The trial itself seems like something out of a movie, with the suave yet shady defense lawyer up against the nervous but scrupulously honest prosecutor. These pages may go on a bit long, especially as the book’s title, and the fact that Stephenson is now unremembered, signal the verdict. Nevertheless, after all the horror “Steve” has inflicted on those who fought against him, it’s satisfying to see his comeuppance.

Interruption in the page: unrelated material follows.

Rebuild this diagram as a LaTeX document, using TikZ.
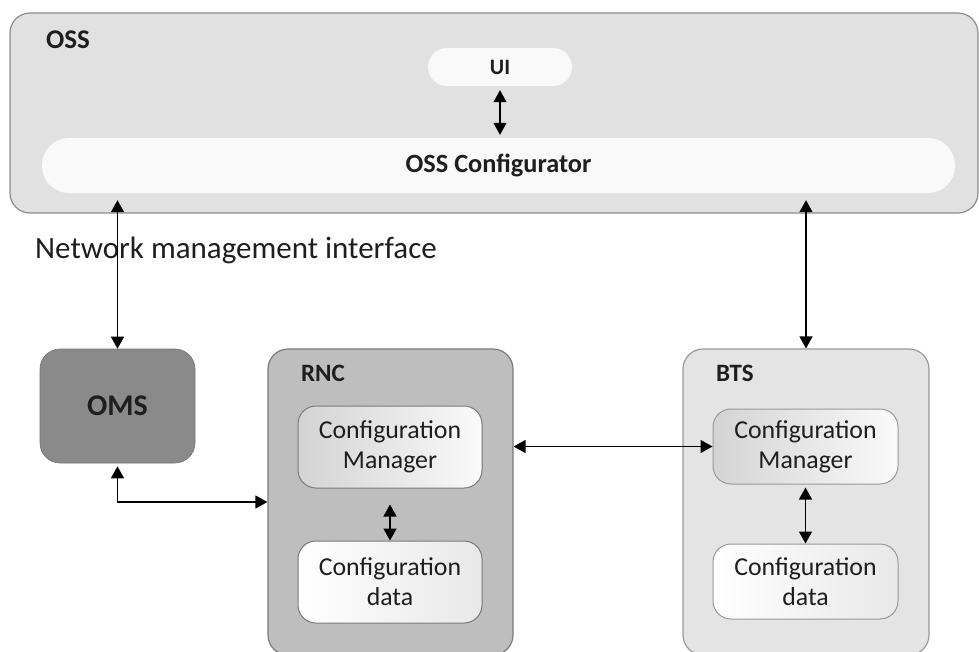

“Democracy was a fragile thing, stable and steady until it was broken and trampled,” Egan writes, summarizing the aftermath of Stephenson’s four years of corruption and cruelty. “A man who didn’t care about shattering every convention, and then found new ways to vandalize the contract that allowed free people to govern themselves, could do unthinkable damage.” Again, the similarity to the reign of Donald Trump is unmistakable, and in the book’s epilogue, Egan finally comes out and says what’s been obvious all along: “What if the leaders of the 1920s Klan didn’t drive public sentiment, but rode it? A vein of hatred was always there for the tapping. It’s there still, and explains much of the madness threatening American life a hundred years after Stephenson made a mockery of the moral principles of the Heartland.”
In the late summer of 2023, we have no way of knowing whether David C. Stephenson’s fate presages the fall of Trump, or will serve as a counterexample that good triumphs over evil. We can only hope that once again our fellow citizens will come to their senses before it’s too late.